### Supplied material:
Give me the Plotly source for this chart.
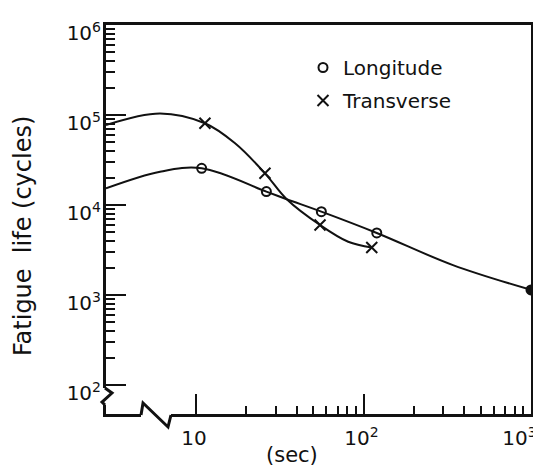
import plotly.graph_objects as go

# ---- data ----
long_t = [2.9, 10.8, 26.3, 56, 120, 1000]
long_n = [15300, 25600, 14100, 8440, 4890, 1140]
trans_t = [2.9, 11.3, 25.8, 55, 112]
trans_n = [77500, 80900, 22500, 6000, 3370]

# hand-drawn fitted curves
long_curve_t = [2.9, 6.1, 10.8, 26.3, 34.8, 56, 120, 342, 1000]
long_curve_n = [15300, 23400, 25600, 14100, 11600, 8440, 4890, 2150, 1140]
trans_curve_t = [2.9, 6.1, 11.3, 17.1, 25.8, 34.8, 55, 81, 112]
trans_curve_n = [77500, 104000, 80900, 48500, 22500, 11600, 6000, 3910, 3370]

x_tickvals = [10, 100, 1000]
x_ticktext = ["10", "10<sup>2</sup>", "10<sup>3</sup>\u00a0\u00a0\u00a0"]
x_minor = [20, 30, 40, 50, 60, 70, 80, 90, 200, 300, 400, 500, 600, 700, 800, 900]
y_tickvals = [100, 1000, 10000, 100000, 1000000]
y_ticktext = ["10<sup>2</sup>", "10<sup>3</sup>", "10<sup>4</sup>", "10<sup>5</sup>", "10<sup>6</sup>"]
y_minor = [m * 10 ** e for e in (2, 3, 4, 5) for m in range(2, 10)]

# page has an 8px body margin; plot area in page pixels: 106..531 x 25..414
OFF = 8
W, H = 541 - OFF, 469 - OFF
PL, PT, PR, PB = 106, 25, 531, 414
L, T = PL - OFF, PT - OFF
R, B = W - (PR - OFF), H - (PB - OFF)
PW, PH = PR - PL, PB - PT


def px(x, y):
    """page pixel -> paper coordinates"""
    return (x - PL) / PW, (PB - y) / PH


FONT = "DejaVu Sans"
INK = "#111111"

fig = go.Figure()
fig.add_trace(go.Scatter(x=long_curve_t, y=long_curve_n, mode="lines",
                         line=dict(color=INK, width=2, shape="spline", smoothing=1),
                         showlegend=False, hoverinfo="skip", cliponaxis=False))
fig.add_trace(go.Scatter(x=trans_curve_t, y=trans_curve_n, mode="lines",
                         line=dict(color=INK, width=2, shape="spline", smoothing=1),
                         showlegend=False, hoverinfo="skip", cliponaxis=False))
fig.add_trace(go.Scatter(x=long_t, y=long_n, mode="markers", name="Longitude",
                         legendgroup="a",
                         marker=dict(symbol=["circle-open"] * 5 + ["circle"], size=9,
                                     color=INK, line=dict(color=INK, width=2)),
                         cliponaxis=False))
fig.add_trace(go.Scatter(x=trans_t, y=trans_n, mode="markers", name="Transverse",
                         legendgroup="b",
                         marker=dict(symbol="x-thin", size=11, color=INK,
                                     line=dict(color=INK, width=2)),
                         cliponaxis=False))

shapes = []
# x-axis break
x0, y0 = px(141, 410)
x1, y1 = px(171, 419)
shapes.append(dict(type="rect", xref="paper", yref="paper", x0=x0, x1=x1, y0=y0, y1=y1,
                   fillcolor="white", line=dict(width=0), layer="above"))
pts = [px(141, 415), px(143, 403), px(168, 427), px(171, 415)]
path = "M " + " L ".join(f"{a:.4f},{b:.4f}" for a, b in pts)
shapes.append(dict(type="path", xref="paper", yref="paper", path=path,
                   line=dict(color=INK, width=3), layer="above"))
# y-axis break
x0, y0 = px(100, 388)
x1, y1 = px(110, 405)
shapes.append(dict(type="rect", xref="paper", yref="paper", x0=x0, x1=x1, y0=y0, y1=y1,
                   fillcolor="white", line=dict(width=0), layer="above"))
pts = [px(105, 388), px(112, 393), px(102, 402), px(105, 405)]
path = "M " + " L ".join(f"{a:.4f},{b:.4f}" for a, b in pts)
shapes.append(dict(type="path", xref="paper", yref="paper", path=path,
                   line=dict(color=INK, width=3), layer="above"))

ax, ay = px(23, 236)
sx, sy = px(292, 455)
annotations = [
    dict(text="Fatigue  life (cycles)", x=ax, y=ay, xref="paper", yref="paper",
         textangle=-90, showarrow=False, font=dict(family=FONT, size=24, color=INK),
         xanchor="center", yanchor="middle"),
    dict(text="(sec)", x=sx, y=sy, xref="paper", yref="paper", showarrow=False,
         font=dict(family=FONT, size=21, color=INK), xanchor="center", yanchor="middle"),
]

lx, ly = px(303, 48)
fig.update_layout(
    width=W, height=H,
    margin=dict(l=L, r=R, t=T, b=B, autoexpand=False),
    paper_bgcolor="white", plot_bgcolor="white",
    font=dict(family=FONT, size=20, color=INK),
    showlegend=True,
    legend=dict(x=lx, y=ly, xanchor="left", yanchor="top", bgcolor="rgba(0,0,0,0)",
                font=dict(family=FONT, size=20, color=INK), tracegroupgap=4,
                borderwidth=0),
    shapes=shapes,
    annotations=annotations,
    xaxis=dict(type="log", range=[0.4624, 3.0], showgrid=False, zeroline=False,
               automargin=False, ticklabeloverflow="allow",
               showline=True, mirror=True, linecolor=INK, linewidth=3,
               ticks="inside", ticklen=20, tickwidth=1.5, tickcolor=INK,
               tickmode="array", tickvals=x_tickvals, ticktext=x_ticktext,
               ticklabelstandoff=4, ticklabelshift=-2,
               minor=dict(tickmode="array", tickvals=x_minor, ticks="inside",
                          ticklen=8, tickwidth=1.5, tickcolor=INK, showgrid=False),
               tickfont=dict(family=FONT, size=20, color=INK)),
    yaxis=dict(type="log", range=[1.678, 6.0], showgrid=False, zeroline=False,
               automargin=False, ticklabeloverflow="allow",
               showline=True, mirror=True, linecolor=INK, linewidth=3,
               ticks="inside", ticklen=20, tickwidth=1.5, tickcolor=INK,
               tickmode="array", tickvals=y_tickvals, ticktext=y_ticktext,
               ticklabelshift=8, ticklabelstandoff=-2,
               minor=dict(tickmode="array", tickvals=y_minor, ticks="inside",
                          ticklen=9, tickwidth=1.5, tickcolor=INK, showgrid=False),
               tickfont=dict(family=FONT, size=20, color=INK)),
)

fig.write_html("out.html")
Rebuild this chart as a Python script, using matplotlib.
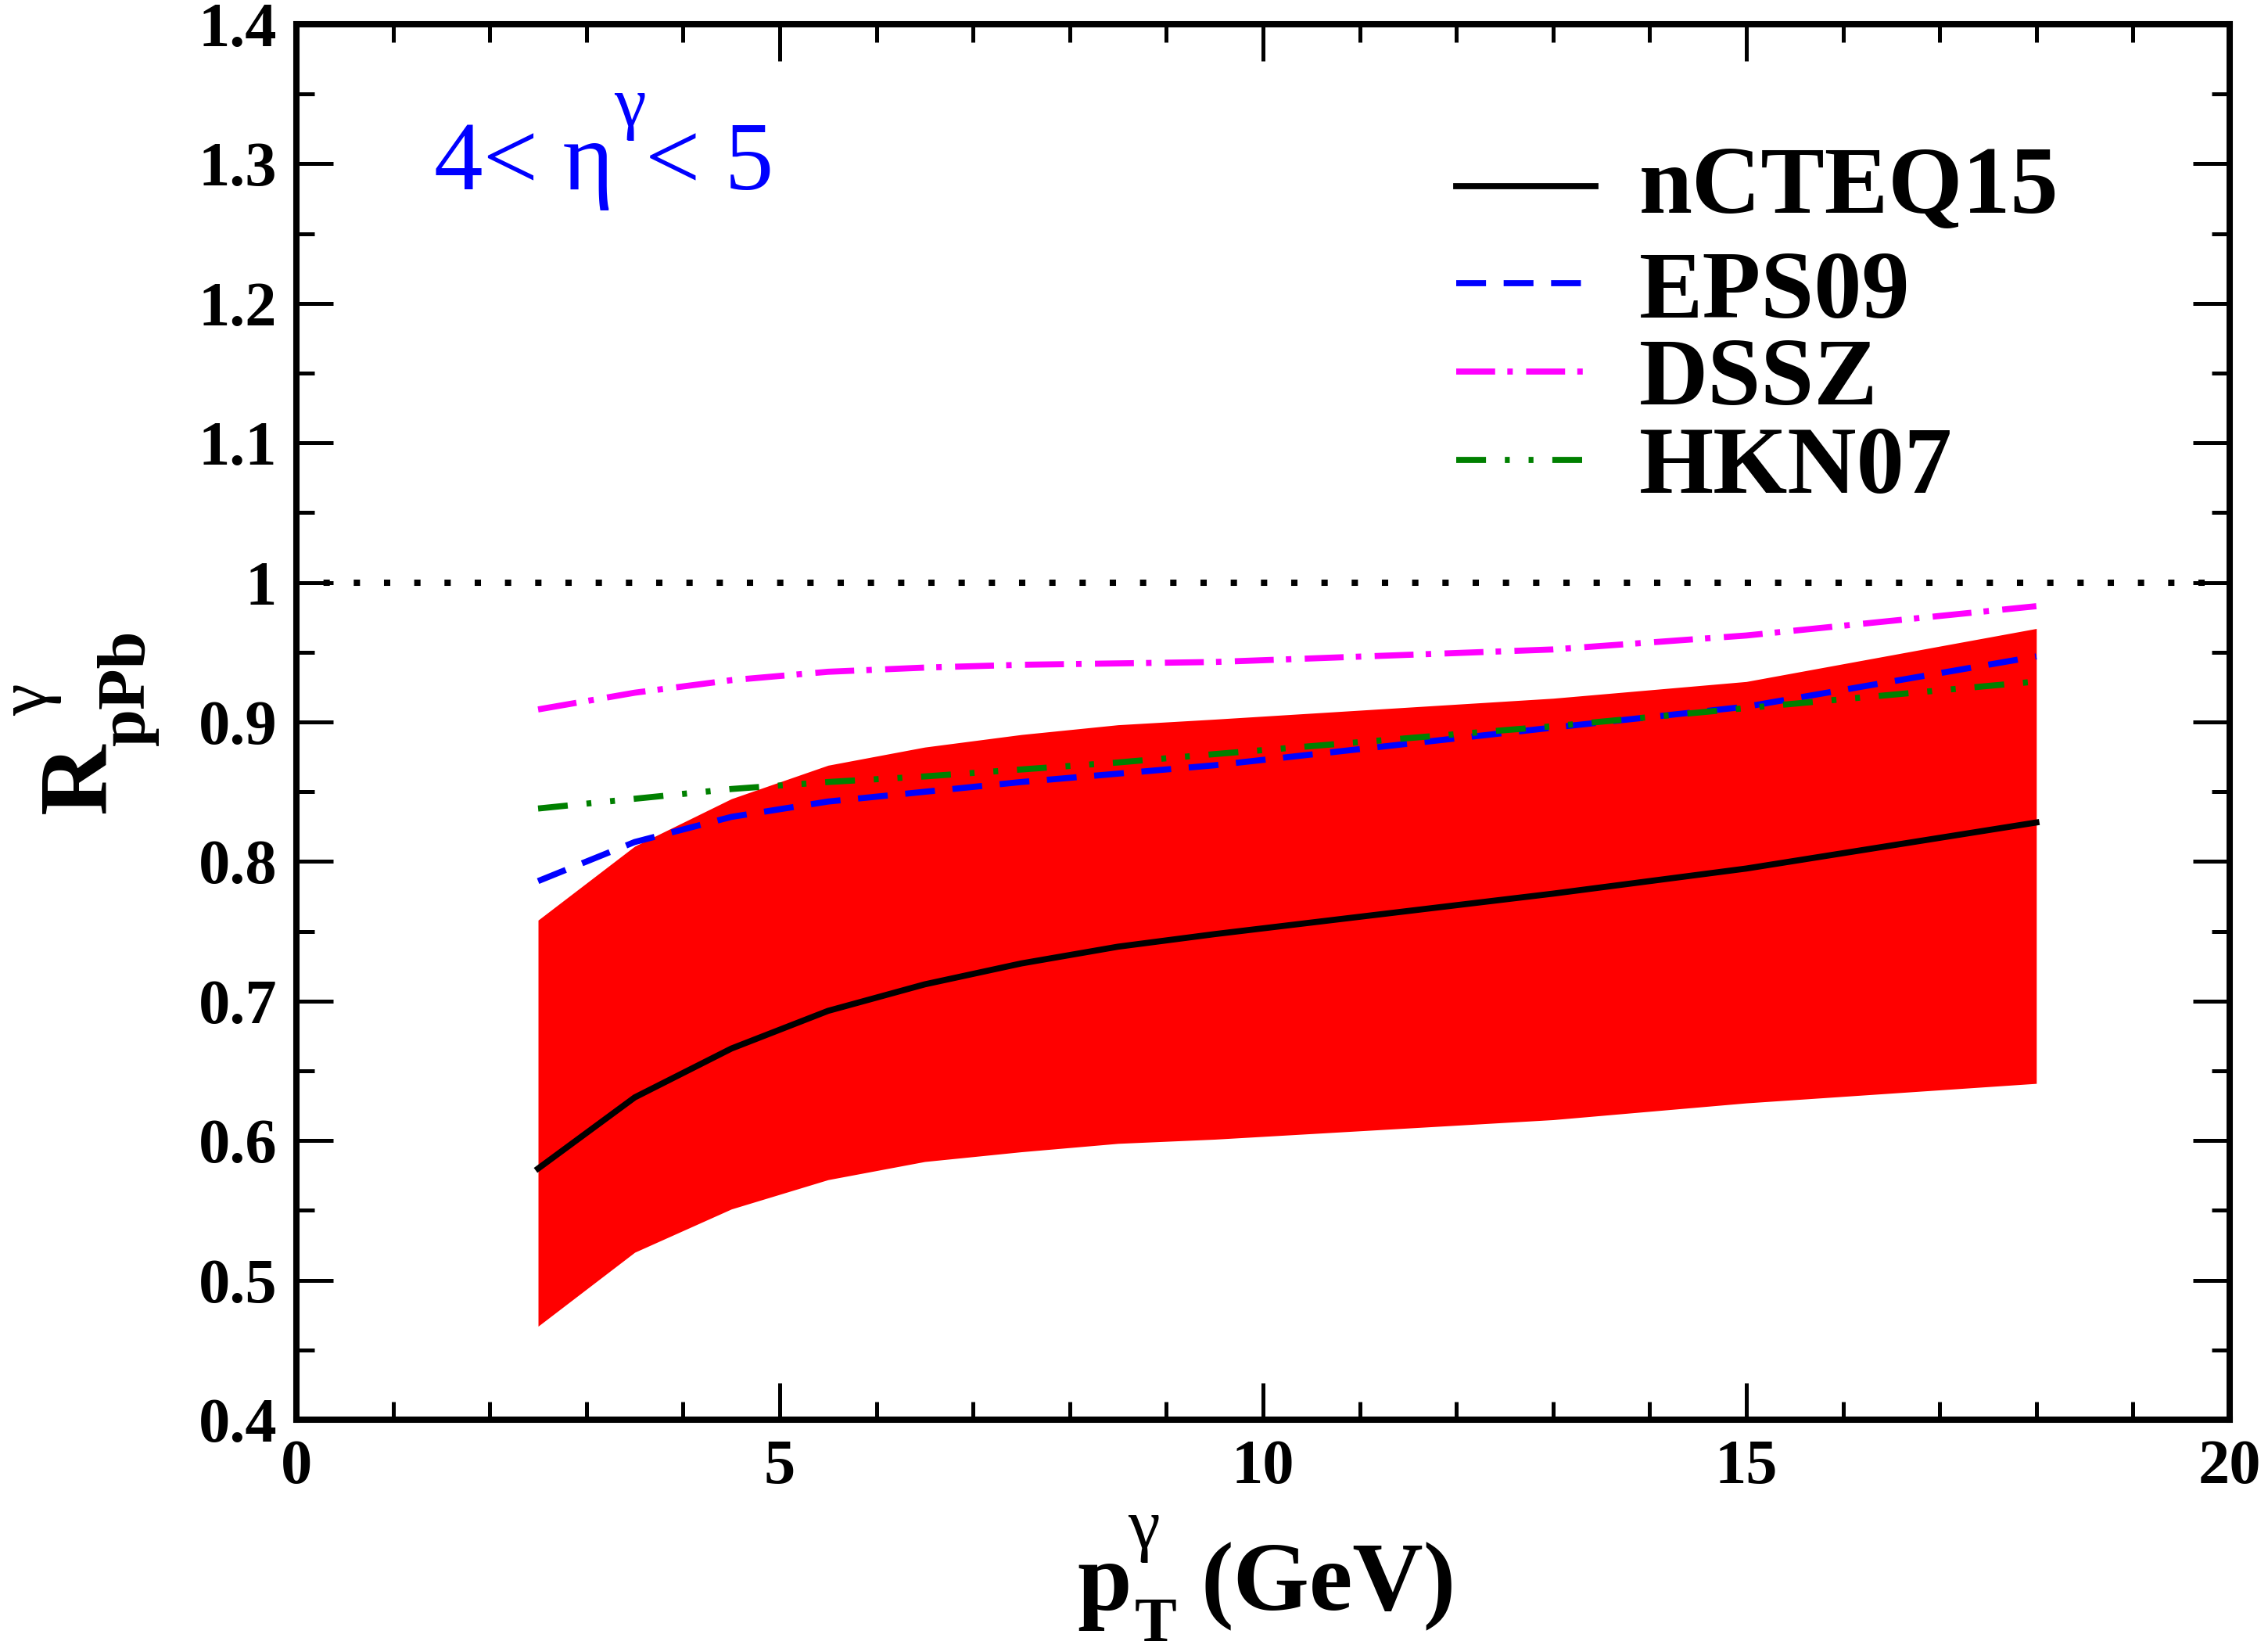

### Written request:
Print the listing above in full, exactly as written. Omit any pictures.

### The answer:
Give me the Plotly source for this chart.
import plotly.graph_objects as go

# ---- data ----
long_t = [2.9, 10.8, 26.3, 56, 120, 1000]
long_n = [15300, 25600, 14100, 8440, 4890, 1140]
trans_t = [2.9, 11.3, 25.8, 55, 112]
trans_n = [77500, 80900, 22500, 6000, 3370]

# hand-drawn fitted curves
long_curve_t = [2.9, 6.1, 10.8, 26.3, 34.8, 56, 120, 342, 1000]
long_curve_n = [15300, 23400, 25600, 14100, 11600, 8440, 4890, 2150, 1140]
trans_curve_t = [2.9, 6.1, 11.3, 17.1, 25.8, 34.8, 55, 81, 112]
trans_curve_n = [77500, 104000, 80900, 48500, 22500, 11600, 6000, 3910, 3370]

x_tickvals = [10, 100, 1000]
x_ticktext = ["10", "10<sup>2</sup>", "10<sup>3</sup>\u00a0\u00a0\u00a0"]
x_minor = [20, 30, 40, 50, 60, 70, 80, 90, 200, 300, 400, 500, 600, 700, 800, 900]
y_tickvals = [100, 1000, 10000, 100000, 1000000]
y_ticktext = ["10<sup>2</sup>", "10<sup>3</sup>", "10<sup>4</sup>", "10<sup>5</sup>", "10<sup>6</sup>"]
y_minor = [m * 10 ** e for e in (2, 3, 4, 5) for m in range(2, 10)]

# page has an 8px body margin; plot area in page pixels: 106..531 x 25..414
OFF = 8
W, H = 541 - OFF, 469 - OFF
PL, PT, PR, PB = 106, 25, 531, 414
L, T = PL - OFF, PT - OFF
R, B = W - (PR - OFF), H - (PB - OFF)
PW, PH = PR - PL, PB - PT


def px(x, y):
    """page pixel -> paper coordinates"""
    return (x - PL) / PW, (PB - y) / PH


FONT = "DejaVu Sans"
INK = "#111111"

fig = go.Figure()
fig.add_trace(go.Scatter(x=long_curve_t, y=long_curve_n, mode="lines",
                         line=dict(color=INK, width=2, shape="spline", smoothing=1),
                         showlegend=False, hoverinfo="skip", cliponaxis=False))
fig.add_trace(go.Scatter(x=trans_curve_t, y=trans_curve_n, mode="lines",
                         line=dict(color=INK, width=2, shape="spline", smoothing=1),
                         showlegend=False, hoverinfo="skip", cliponaxis=False))
fig.add_trace(go.Scatter(x=long_t, y=long_n, mode="markers", name="Longitude",
                         legendgroup="a",
                         marker=dict(symbol=["circle-open"] * 5 + ["circle"], size=9,
                                     color=INK, line=dict(color=INK, width=2)),
                         cliponaxis=False))
fig.add_trace(go.Scatter(x=trans_t, y=trans_n, mode="markers", name="Transverse",
                         legendgroup="b",
                         marker=dict(symbol="x-thin", size=11, color=INK,
                                     line=dict(color=INK, width=2)),
                         cliponaxis=False))

shapes = []
# x-axis break
x0, y0 = px(141, 410)
x1, y1 = px(171, 419)
shapes.append(dict(type="rect", xref="paper", yref="paper", x0=x0, x1=x1, y0=y0, y1=y1,
                   fillcolor="white", line=dict(width=0), layer="above"))
pts = [px(141, 415), px(143, 403), px(168, 427), px(171, 415)]
path = "M " + " L ".join(f"{a:.4f},{b:.4f}" for a, b in pts)
shapes.append(dict(type="path", xref="paper", yref="paper", path=path,
                   line=dict(color=INK, width=3), layer="above"))
# y-axis break
x0, y0 = px(100, 388)
x1, y1 = px(110, 405)
shapes.append(dict(type="rect", xref="paper", yref="paper", x0=x0, x1=x1, y0=y0, y1=y1,
                   fillcolor="white", line=dict(width=0), layer="above"))
pts = [px(105, 388), px(112, 393), px(102, 402), px(105, 405)]
path = "M " + " L ".join(f"{a:.4f},{b:.4f}" for a, b in pts)
shapes.append(dict(type="path", xref="paper", yref="paper", path=path,
                   line=dict(color=INK, width=3), layer="above"))

ax, ay = px(23, 236)
sx, sy = px(292, 455)
annotations = [
    dict(text="Fatigue  life (cycles)", x=ax, y=ay, xref="paper", yref="paper",
         textangle=-90, showarrow=False, font=dict(family=FONT, size=24, color=INK),
         xanchor="center", yanchor="middle"),
    dict(text="(sec)", x=sx, y=sy, xref="paper", yref="paper", showarrow=False,
         font=dict(family=FONT, size=21, color=INK), xanchor="center", yanchor="middle"),
]

lx, ly = px(303, 48)
fig.update_layout(
    width=W, height=H,
    margin=dict(l=L, r=R, t=T, b=B, autoexpand=False),
    paper_bgcolor="white", plot_bgcolor="white",
    font=dict(family=FONT, size=20, color=INK),
    showlegend=True,
    legend=dict(x=lx, y=ly, xanchor="left", yanchor="top", bgcolor="rgba(0,0,0,0)",
                font=dict(family=FONT, size=20, color=INK), tracegroupgap=4,
                borderwidth=0),
    shapes=shapes,
    annotations=annotations,
    xaxis=dict(type="log", range=[0.4624, 3.0], showgrid=False, zeroline=False,
               automargin=False, ticklabeloverflow="allow",
               showline=True, mirror=True, linecolor=INK, linewidth=3,
               ticks="inside", ticklen=20, tickwidth=1.5, tickcolor=INK,
               tickmode="array", tickvals=x_tickvals, ticktext=x_ticktext,
               ticklabelstandoff=4, ticklabelshift=-2,
               minor=dict(tickmode="array", tickvals=x_minor, ticks="inside",
                          ticklen=8, tickwidth=1.5, tickcolor=INK, showgrid=False),
               tickfont=dict(family=FONT, size=20, color=INK)),
    yaxis=dict(type="log", range=[1.678, 6.0], showgrid=False, zeroline=False,
               automargin=False, ticklabeloverflow="allow",
               showline=True, mirror=True, linecolor=INK, linewidth=3,
               ticks="inside", ticklen=20, tickwidth=1.5, tickcolor=INK,
               tickmode="array", tickvals=y_tickvals, ticktext=y_ticktext,
               ticklabelshift=8, ticklabelstandoff=-2,
               minor=dict(tickmode="array", tickvals=y_minor, ticks="inside",
                          ticklen=9, tickwidth=1.5, tickcolor=INK, showgrid=False),
               tickfont=dict(family=FONT, size=20, color=INK)),
)

fig.write_html("out.html")
Rebuild this chart as a Python script, using matplotlib.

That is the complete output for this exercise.